RECORDS:

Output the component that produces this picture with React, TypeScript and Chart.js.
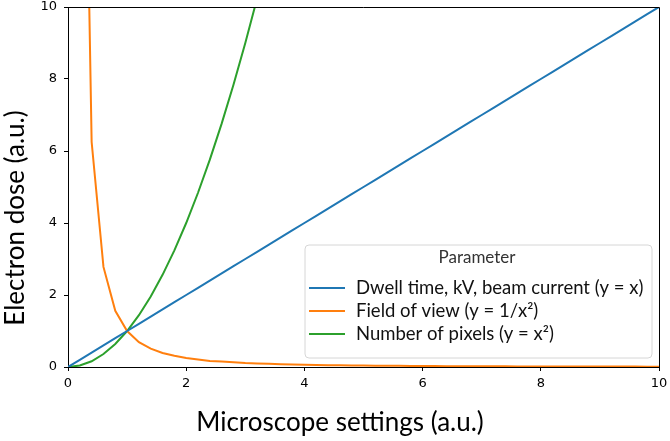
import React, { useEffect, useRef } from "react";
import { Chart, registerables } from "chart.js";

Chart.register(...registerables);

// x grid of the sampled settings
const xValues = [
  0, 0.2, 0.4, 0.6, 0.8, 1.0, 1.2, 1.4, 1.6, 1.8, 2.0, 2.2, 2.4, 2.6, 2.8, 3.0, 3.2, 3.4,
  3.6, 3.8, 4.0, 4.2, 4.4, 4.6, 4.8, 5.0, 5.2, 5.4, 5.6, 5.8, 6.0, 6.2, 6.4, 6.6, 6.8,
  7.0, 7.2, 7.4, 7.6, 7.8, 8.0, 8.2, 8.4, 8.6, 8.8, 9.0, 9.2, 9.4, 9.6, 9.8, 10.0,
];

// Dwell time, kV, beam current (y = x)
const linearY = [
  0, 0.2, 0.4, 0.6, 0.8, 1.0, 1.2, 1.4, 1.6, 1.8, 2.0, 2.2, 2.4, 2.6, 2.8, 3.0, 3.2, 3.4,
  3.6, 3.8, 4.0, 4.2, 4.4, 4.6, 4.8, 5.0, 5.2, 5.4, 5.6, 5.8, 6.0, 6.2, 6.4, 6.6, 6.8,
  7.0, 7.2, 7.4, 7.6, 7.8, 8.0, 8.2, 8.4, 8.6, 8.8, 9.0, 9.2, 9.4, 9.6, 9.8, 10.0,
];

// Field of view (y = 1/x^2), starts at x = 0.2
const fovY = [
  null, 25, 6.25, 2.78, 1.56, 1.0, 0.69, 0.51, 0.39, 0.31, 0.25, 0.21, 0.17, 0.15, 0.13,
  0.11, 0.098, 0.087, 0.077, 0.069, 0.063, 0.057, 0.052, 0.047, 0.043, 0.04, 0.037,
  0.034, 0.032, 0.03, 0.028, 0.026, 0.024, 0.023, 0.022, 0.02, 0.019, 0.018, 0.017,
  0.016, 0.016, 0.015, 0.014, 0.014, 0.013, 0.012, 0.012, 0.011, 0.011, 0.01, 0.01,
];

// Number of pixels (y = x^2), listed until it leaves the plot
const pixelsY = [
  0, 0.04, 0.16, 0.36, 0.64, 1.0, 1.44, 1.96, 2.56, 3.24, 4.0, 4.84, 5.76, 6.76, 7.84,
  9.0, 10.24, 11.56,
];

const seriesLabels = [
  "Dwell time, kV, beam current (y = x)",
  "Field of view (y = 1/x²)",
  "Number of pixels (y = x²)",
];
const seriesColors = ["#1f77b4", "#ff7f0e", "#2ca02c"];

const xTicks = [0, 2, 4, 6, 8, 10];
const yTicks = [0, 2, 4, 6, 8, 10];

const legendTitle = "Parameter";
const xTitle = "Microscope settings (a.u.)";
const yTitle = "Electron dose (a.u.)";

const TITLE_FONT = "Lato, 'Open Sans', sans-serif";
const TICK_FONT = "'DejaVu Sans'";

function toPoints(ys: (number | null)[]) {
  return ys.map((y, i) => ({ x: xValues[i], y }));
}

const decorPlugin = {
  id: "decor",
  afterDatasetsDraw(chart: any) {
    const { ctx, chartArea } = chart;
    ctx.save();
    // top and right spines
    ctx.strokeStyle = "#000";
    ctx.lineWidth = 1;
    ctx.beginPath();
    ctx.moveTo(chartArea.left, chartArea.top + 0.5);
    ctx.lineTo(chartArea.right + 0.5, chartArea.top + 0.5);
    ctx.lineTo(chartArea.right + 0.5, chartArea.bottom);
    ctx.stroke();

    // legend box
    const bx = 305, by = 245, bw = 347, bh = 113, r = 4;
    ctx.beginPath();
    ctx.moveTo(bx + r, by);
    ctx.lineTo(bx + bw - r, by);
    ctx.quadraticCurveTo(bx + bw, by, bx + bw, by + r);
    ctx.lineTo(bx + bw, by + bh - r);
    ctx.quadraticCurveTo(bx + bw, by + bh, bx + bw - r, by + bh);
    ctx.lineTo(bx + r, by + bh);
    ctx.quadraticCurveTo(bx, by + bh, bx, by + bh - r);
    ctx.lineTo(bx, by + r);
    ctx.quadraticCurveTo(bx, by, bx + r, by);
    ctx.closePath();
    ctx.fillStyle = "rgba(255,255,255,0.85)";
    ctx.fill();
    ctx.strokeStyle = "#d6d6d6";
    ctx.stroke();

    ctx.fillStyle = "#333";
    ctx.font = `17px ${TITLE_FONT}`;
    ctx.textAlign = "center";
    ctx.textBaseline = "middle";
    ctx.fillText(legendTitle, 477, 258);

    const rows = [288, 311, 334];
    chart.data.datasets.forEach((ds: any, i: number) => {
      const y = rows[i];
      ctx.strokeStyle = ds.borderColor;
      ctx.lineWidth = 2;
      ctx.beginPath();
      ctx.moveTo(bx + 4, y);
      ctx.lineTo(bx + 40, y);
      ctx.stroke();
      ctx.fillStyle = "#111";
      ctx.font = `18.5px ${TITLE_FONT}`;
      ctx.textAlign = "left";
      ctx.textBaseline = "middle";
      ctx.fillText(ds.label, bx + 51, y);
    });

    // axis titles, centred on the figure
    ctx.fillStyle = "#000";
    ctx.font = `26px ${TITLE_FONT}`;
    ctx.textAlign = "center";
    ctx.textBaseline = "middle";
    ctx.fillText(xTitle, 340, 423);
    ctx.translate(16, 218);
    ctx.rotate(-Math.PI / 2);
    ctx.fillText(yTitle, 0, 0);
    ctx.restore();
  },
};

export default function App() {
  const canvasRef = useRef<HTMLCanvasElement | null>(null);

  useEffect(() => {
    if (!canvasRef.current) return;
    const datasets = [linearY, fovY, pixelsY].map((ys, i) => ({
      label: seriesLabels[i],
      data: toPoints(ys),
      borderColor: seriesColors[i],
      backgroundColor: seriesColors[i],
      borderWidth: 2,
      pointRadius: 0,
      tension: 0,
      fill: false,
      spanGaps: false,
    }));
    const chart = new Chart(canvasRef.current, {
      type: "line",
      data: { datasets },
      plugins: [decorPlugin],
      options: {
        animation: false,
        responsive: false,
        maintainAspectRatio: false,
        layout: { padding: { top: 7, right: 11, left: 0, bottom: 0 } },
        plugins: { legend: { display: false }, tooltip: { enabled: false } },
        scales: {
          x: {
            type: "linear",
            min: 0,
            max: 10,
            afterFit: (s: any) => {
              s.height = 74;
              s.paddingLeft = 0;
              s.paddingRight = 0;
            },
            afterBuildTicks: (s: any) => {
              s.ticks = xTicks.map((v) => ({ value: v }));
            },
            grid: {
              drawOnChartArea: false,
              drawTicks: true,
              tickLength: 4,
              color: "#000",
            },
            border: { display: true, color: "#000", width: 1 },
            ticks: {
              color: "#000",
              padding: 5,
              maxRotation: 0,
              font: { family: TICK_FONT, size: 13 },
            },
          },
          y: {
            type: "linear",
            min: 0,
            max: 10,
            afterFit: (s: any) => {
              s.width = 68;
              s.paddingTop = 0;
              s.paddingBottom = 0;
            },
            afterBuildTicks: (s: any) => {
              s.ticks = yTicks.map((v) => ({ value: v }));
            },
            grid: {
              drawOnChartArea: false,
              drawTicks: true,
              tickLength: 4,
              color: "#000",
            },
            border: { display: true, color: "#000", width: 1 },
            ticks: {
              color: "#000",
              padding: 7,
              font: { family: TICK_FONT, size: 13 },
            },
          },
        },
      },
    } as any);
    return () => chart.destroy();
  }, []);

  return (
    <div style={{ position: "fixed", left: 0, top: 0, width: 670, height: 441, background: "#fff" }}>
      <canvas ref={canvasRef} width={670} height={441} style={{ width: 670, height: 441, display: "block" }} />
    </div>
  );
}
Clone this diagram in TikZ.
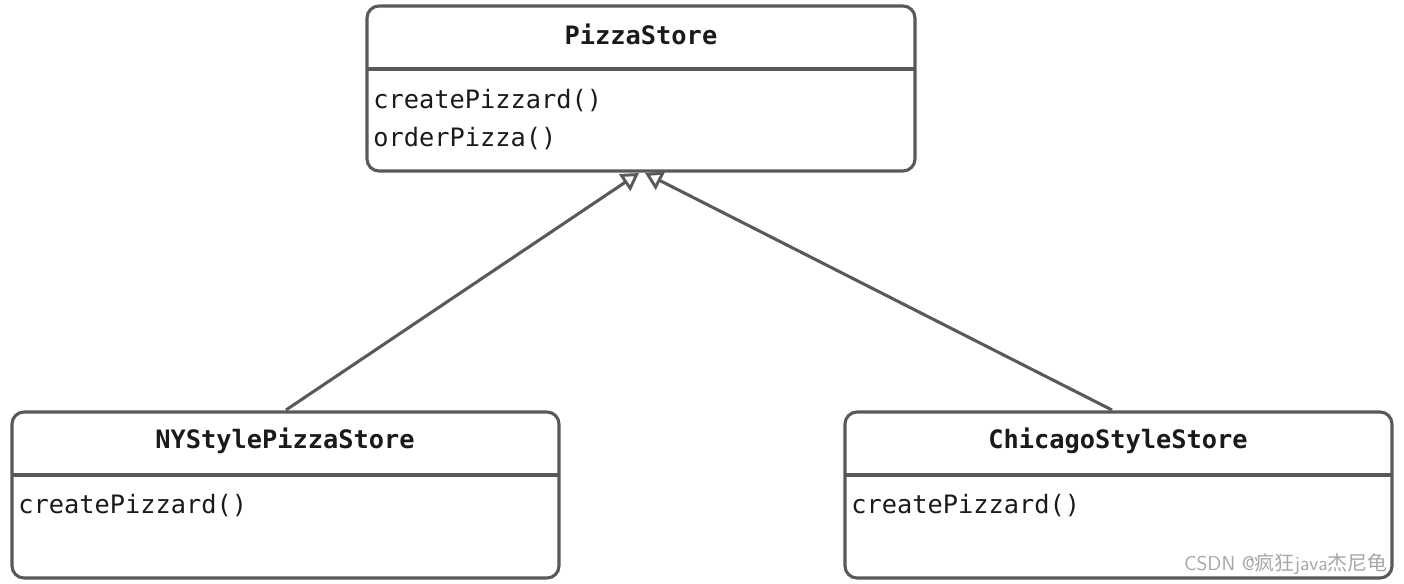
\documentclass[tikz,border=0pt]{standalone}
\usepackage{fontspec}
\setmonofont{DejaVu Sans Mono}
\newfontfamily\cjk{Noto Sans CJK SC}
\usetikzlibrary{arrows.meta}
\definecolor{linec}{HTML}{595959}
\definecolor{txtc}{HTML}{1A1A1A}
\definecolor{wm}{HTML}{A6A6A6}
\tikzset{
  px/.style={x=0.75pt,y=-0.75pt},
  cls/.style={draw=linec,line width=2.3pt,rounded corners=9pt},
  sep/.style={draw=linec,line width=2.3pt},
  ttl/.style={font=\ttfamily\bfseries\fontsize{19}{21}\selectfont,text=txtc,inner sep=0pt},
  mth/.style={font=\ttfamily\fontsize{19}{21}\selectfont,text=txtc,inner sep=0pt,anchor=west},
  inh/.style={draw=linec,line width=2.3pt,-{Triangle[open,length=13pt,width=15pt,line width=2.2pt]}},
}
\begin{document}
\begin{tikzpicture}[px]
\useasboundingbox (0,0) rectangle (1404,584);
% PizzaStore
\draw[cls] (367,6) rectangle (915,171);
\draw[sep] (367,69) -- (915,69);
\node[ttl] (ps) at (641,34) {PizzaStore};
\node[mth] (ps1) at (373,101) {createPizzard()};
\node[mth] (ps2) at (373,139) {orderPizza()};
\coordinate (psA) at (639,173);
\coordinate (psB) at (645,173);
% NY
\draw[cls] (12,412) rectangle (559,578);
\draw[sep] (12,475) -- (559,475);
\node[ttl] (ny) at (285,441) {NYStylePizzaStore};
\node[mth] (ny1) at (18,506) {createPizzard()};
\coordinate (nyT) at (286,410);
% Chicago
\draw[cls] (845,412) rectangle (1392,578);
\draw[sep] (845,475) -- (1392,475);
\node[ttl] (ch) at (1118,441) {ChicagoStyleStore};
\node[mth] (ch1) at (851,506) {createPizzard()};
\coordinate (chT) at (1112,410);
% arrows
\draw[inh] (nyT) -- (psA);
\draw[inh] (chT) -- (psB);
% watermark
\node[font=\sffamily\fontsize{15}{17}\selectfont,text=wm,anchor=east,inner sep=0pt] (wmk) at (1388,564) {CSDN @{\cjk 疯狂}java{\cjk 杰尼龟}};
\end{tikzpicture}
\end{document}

--

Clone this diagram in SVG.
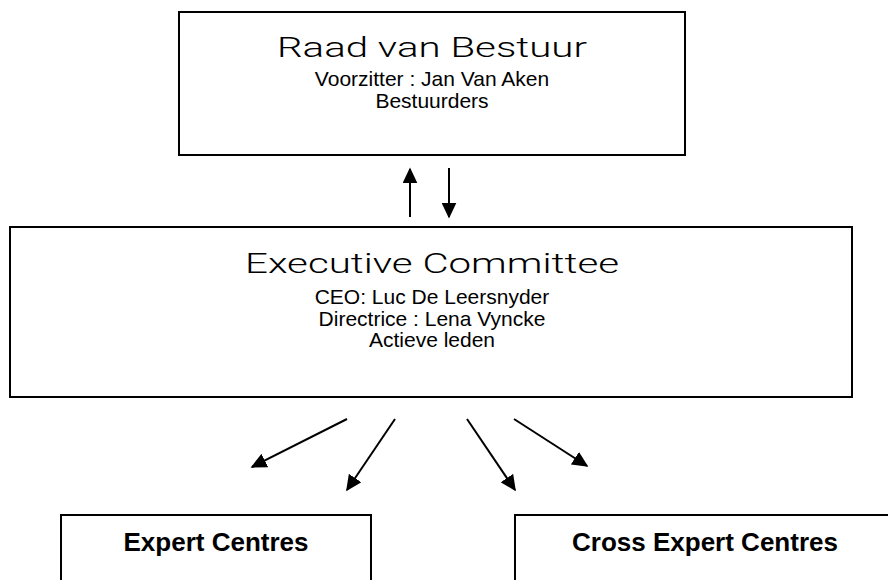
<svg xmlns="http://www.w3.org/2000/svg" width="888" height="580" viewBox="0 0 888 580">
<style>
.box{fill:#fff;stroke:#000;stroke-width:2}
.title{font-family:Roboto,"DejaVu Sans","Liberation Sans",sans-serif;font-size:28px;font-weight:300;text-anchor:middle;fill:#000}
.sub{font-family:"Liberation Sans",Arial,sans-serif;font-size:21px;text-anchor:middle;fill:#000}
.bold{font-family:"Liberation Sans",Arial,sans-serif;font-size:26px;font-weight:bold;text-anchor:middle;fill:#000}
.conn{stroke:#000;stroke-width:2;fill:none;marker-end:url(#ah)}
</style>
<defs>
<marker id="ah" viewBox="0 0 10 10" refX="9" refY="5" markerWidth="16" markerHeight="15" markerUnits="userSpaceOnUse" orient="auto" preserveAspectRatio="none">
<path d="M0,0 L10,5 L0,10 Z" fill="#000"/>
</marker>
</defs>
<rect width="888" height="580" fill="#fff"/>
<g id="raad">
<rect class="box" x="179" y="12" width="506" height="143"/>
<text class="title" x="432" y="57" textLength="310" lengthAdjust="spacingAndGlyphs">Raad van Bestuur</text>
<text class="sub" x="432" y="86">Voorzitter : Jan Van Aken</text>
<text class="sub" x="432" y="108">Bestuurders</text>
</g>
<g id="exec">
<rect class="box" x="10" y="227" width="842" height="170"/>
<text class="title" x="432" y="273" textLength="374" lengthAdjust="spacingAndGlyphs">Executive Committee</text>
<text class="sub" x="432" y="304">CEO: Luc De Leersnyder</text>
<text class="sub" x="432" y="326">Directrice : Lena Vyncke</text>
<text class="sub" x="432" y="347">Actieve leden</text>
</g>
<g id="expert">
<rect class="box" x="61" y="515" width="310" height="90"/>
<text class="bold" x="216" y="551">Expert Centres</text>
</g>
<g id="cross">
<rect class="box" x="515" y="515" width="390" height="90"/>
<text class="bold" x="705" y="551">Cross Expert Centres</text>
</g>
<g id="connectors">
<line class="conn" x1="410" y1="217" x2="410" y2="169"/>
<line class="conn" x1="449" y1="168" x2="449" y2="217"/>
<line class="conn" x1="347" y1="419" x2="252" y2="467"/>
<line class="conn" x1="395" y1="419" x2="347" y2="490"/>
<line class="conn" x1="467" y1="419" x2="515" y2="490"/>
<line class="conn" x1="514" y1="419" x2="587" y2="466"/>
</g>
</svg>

WORK TO DO: From the records above, copy only the lines running from the line containing "Output the component" to the line containing "Chart.register(...registerables);", both ends included. Leave the pictures out.

ANSWER TO THIS EXERCISE:
Output the component that produces this picture with React, TypeScript and Chart.js.
import React, { useEffect, useRef } from "react";
import { Chart, registerables } from "chart.js";

Chart.register(...registerables);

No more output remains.